• **Instructions for the task**
Report how many lines contain the word "this"; answer with the number only.

• **Provided records**
---*---

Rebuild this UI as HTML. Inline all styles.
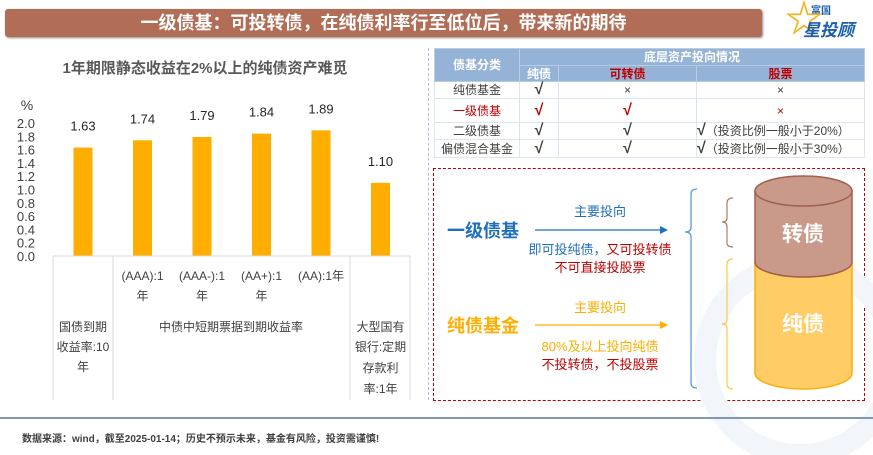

---*---

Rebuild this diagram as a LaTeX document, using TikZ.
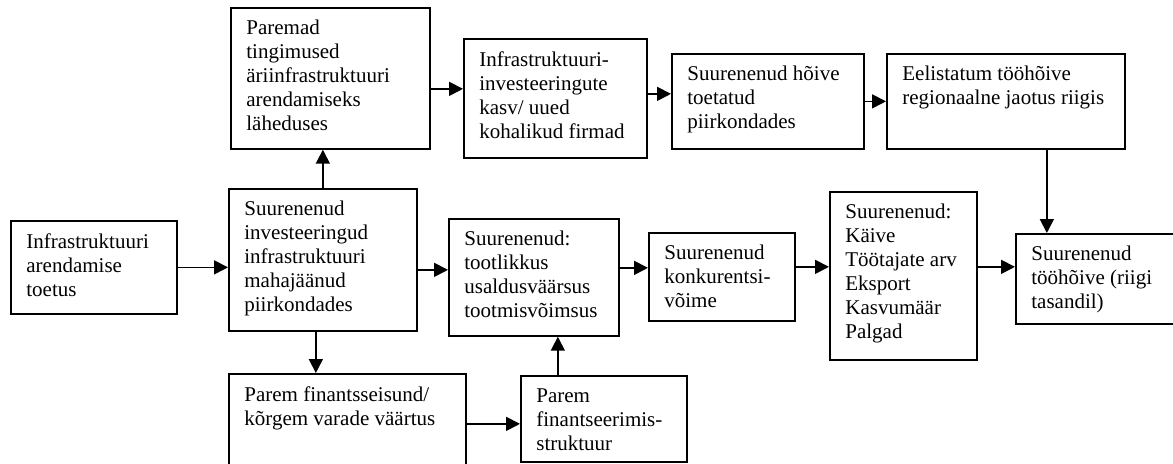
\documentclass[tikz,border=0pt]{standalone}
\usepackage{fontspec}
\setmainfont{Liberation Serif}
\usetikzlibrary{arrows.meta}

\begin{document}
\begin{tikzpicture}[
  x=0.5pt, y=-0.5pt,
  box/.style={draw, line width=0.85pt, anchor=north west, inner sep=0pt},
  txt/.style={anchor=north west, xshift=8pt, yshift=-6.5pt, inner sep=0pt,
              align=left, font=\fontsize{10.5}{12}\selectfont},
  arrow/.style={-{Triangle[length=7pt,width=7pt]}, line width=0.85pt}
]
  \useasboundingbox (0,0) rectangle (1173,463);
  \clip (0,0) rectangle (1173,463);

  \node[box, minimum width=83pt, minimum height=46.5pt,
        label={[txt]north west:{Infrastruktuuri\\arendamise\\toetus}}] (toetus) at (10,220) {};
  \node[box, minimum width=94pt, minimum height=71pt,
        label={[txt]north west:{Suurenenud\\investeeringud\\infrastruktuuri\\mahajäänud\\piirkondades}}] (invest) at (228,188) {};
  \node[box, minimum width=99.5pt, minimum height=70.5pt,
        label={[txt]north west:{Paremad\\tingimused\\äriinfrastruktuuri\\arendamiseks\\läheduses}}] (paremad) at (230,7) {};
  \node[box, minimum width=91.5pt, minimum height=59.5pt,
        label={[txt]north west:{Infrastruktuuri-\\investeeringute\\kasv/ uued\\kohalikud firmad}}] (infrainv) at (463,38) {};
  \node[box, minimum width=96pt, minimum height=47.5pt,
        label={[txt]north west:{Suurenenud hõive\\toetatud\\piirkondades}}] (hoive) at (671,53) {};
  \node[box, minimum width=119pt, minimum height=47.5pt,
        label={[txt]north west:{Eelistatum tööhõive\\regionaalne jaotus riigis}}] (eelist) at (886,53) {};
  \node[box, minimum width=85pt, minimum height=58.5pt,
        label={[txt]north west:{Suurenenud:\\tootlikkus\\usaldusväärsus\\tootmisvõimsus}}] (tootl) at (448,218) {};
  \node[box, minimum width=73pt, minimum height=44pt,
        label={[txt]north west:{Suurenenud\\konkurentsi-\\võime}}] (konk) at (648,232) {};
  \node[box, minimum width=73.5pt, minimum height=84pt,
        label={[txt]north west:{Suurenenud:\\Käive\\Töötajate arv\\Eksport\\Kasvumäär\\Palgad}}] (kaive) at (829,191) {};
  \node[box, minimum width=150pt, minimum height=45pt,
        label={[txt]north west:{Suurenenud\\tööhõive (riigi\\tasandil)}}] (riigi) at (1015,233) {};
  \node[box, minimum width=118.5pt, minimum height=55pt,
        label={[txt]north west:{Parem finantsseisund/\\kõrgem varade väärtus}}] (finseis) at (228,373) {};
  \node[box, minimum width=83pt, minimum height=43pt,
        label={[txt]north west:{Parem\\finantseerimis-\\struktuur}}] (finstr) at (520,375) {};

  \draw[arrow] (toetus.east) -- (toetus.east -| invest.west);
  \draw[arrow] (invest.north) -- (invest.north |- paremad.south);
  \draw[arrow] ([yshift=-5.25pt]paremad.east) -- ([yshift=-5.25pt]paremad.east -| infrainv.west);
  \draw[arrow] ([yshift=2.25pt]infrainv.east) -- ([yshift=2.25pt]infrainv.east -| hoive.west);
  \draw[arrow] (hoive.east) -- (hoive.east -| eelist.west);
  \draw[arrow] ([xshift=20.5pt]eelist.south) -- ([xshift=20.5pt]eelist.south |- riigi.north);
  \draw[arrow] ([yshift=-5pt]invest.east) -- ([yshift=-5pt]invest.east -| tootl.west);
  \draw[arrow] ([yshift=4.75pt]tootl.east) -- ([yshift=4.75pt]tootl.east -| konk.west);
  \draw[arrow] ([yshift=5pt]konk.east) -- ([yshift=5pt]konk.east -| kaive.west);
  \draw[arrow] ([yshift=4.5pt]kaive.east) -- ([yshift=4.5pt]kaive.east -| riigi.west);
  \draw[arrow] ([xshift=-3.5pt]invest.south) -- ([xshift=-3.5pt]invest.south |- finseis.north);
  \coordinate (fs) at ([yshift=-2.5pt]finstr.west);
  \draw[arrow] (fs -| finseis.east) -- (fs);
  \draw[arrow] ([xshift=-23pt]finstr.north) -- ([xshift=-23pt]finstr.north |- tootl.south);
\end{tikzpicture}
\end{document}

---*---

• **Expected output**
2